Reports were initially commissioned by the ABCC at public expense and were later regularly recommissioned by Master Builders Australia as a political tool. We have seen, however, that the Econtech report on which the government relies is seriously flawed and makes all sorts of assumptions which cannot be backed up or substantiated. When they talk about union involvement accounting for cost differentials across various sectors, they ignore factors such as the difference between construction on a high-rise as opposed to a single-storey dwelling. Economic experts from the Queensland industrial relations department and from Griffith University found no evidence of costs narrowing between the two sectors since the establishment of the ABCC—if anything, the gap slightly widened.
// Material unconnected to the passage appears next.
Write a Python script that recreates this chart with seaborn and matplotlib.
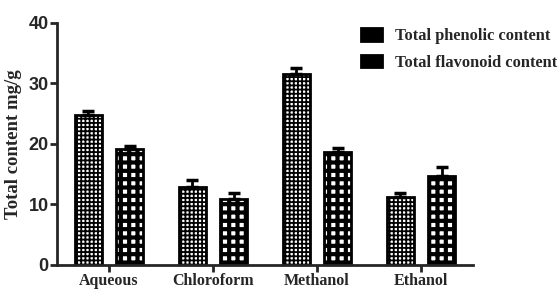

Labour law should be balanced, promoting both the interests of employers and employees and the value of fairness and collectivity. Labor opposes this legislation which forces a return to the draconian Australian Building and Construction Commission that is based on flawed modelling. Its proposed powers are extreme and unnecessary and compromise civil liberties. We already have sufficient powers to deal with any unlawful behaviour in the industry. This legislation is all about an ideological agenda and a nudge and a wink to employers that the good ol' days are returning where diminution of wages and conditions and compromised safety on construction sites will be the order of the day.